TASK TO COMPLETE => Beginning with the first line, set down every line through the one containing "const MARK_COLOR = '#f5b05a'", exactly as it appears, but not the pictures.

════════

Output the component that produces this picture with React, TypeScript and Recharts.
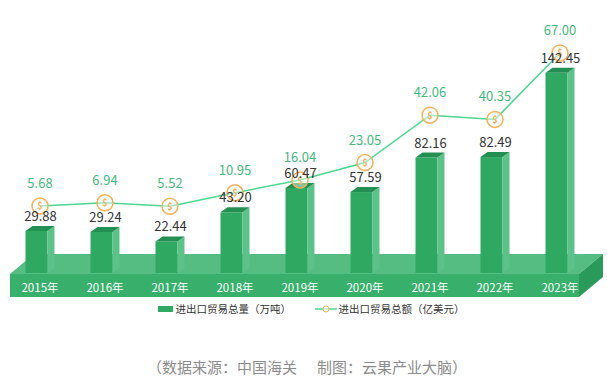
import { ComposedChart, Bar, Line, XAxis, YAxis, Legend, LabelList } from 'recharts'

const years = ['2015年', '2016年', '2017年', '2018年', '2019年', '2020年', '2021年', '2022年', '2023年']
const volume = [29.88, 29.24, 22.44, 43.2, 60.47, 57.59, 82.16, 82.49, 142.45]
const amount = [5.68, 6.94, 5.52, 10.95, 16.04, 23.05, 42.06, 40.35, 67.0]

const data = years.map((year, i) => ({ year, volume: volume[i], amount: amount[i] }))

const FONT = '"Noto Sans CJK SC", "Noto Sans", sans-serif'
const LINE_COLOR = '#4cd68f'
const MARK_COLOR = '#f5b05a'

// 3D-ish bar: front face, lighter right side, darker top
function Bar3D(props: any) {
  const { x, y, width, height } = props
  if (height <= 0) return null
  const fx = x - 4
  const d = 7
  const dy = 5
  return (
    <g>
      <rect x={fx} y={y} width={width} height={height} fill="#2fa862" />
      <polygon
        points={`${fx + width},${y} ${fx + width + d},${y - dy} ${fx + width + d},${y + height - dy} ${fx + width},${y + height}`}
        fill="#5cc28a"
      />
      <polygon
        points={`${fx},${y} ${fx + d},${y - dy} ${fx + width + d},${y - dy} ${fx + width},${y}`}
        fill="#238f52"
      />
    </g>
  )
}

function CoinDot(props: any) {
  const { cx, cy } = props
  return (
    <g>
      <circle cx={cx} cy={cy} r={8} fill="rgba(255,255,255,0.45)" stroke={MARK_COLOR} strokeWidth={1.5} />
      <text x={cx} y={cy + 3.5} textAnchor="middle" fontSize={9} fontWeight={700} fill={MARK_COLOR} fontFamily={FONT}>
        $
      </text>
    </g>
  )
}

function YearTick(props: any) {
  const { x, y, payload } = props
  return (
    <text x={x} y={y} dy={11} textAnchor="middle" fill="#ffffff" fontSize={11.5} fontFamily={FONT}>
      {payload.value}
    </text>
  )
}

function LegendBox() {
  return (
    <div style={{ height: 20, position: 'relative', fontFamily: FONT, fontSize: 10.5, color: '#333' }}>
      <div style={{ position: 'absolute', left: 150, top: 7, width: 15, height: 6, background: '#2fa862' }} />
      <div style={{ position: 'absolute', left: 168, top: 2, lineHeight: '16px' }}>进出口贸易总量（万吨）</div>
      <svg style={{ position: 'absolute', left: 307, top: 4 }} width={22} height={12}>
        <line x1={0} y1={6} x2={22} y2={6} stroke={LINE_COLOR} strokeWidth={1.5} />
        <circle cx={11} cy={6} r={3} fill="rgba(255,255,255,0.6)" stroke={MARK_COLOR} strokeWidth={1} />
      </svg>
      <div style={{ position: 'absolute', left: 331, top: 2, lineHeight: '16px' }}>进出口贸易总额（亿美元）</div>
    </div>
  )
}

export default function App() {
  return (
    <div style={{ position: 'relative', width: 607, height: 386, background: '#fff' }}>
      <style>{'body{margin:0}'}</style>
      {/* floor slab + source note */}
      <svg width={607} height={386} style={{ position: 'absolute', left: 0, top: 0 }}>
        <polygon points="10,274 34,254 603,254 579,274" fill="#55bd82" />
        <rect x={10} y={274} width={569} height={23} fill="#38b06b" />
        <polygon points="579,274 603,254 603,277 579,297" fill="#2a9a5a" />
        <text x={147} y={373} fontSize={15} fill="#8c8c8c" fontFamily={FONT}>（数据来源：中国海关</text>
        <text x={317} y={373} fontSize={15} fill="#8c8c8c" fontFamily={FONT}>制图：云果产业大脑）</text>
      </svg>
      <ComposedChart
        width={607}
        height={386}
        data={data}
        margin={{ top: 20, right: 14.5, bottom: 67, left: 7.5 }}
        style={{ position: 'relative' }}
      >
        <XAxis dataKey="year" axisLine={false} tickLine={false} interval={0} height={26} tick={<YearTick />} />
        <YAxis yAxisId="left" hide domain={[0, 180]} />
        <YAxis yAxisId="right" hide domain={[-21.2, 80.2]} />
        <Legend verticalAlign="bottom" content={() => <LegendBox />} />
        <Bar yAxisId="left" dataKey="volume" barSize={22} shape={<Bar3D />} isAnimationActive={false}>
          <LabelList dataKey="volume" position="top" offset={10} fill="#333" fontSize={13} fontFamily={FONT} formatter={(v: any) => Number(v).toFixed(2)} />
        </Bar>
        <Line
          yAxisId="right"
          dataKey="amount"
          stroke={LINE_COLOR}
          strokeWidth={1.5}
          dot={<CoinDot />}
          activeDot={false}
          isAnimationActive={false}
        >
          <LabelList dataKey="amount" position="top" offset={18} fill="#45b97c" fontSize={13} fontFamily={FONT} formatter={(v: any) => Number(v).toFixed(2)} />
        </Line>
      </ComposedChart>
    </div>
  )
}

════════

ANSWER FOR THIS EXERCISE =>
Output the component that produces this picture with React, TypeScript and Recharts.
import { ComposedChart, Bar, Line, XAxis, YAxis, Legend, LabelList } from 'recharts'

const years = ['2015年', '2016年', '2017年', '2018年', '2019年', '2020年', '2021年', '2022年', '2023年']
const volume = [29.88, 29.24, 22.44, 43.2, 60.47, 57.59, 82.16, 82.49, 142.45]
const amount = [5.68, 6.94, 5.52, 10.95, 16.04, 23.05, 42.06, 40.35, 67.0]

const data = years.map((year, i) => ({ year, volume: volume[i], amount: amount[i] }))

const FONT = '"Noto Sans CJK SC", "Noto Sans", sans-serif'
const LINE_COLOR = '#4cd68f'
const MARK_COLOR = '#f5b05a'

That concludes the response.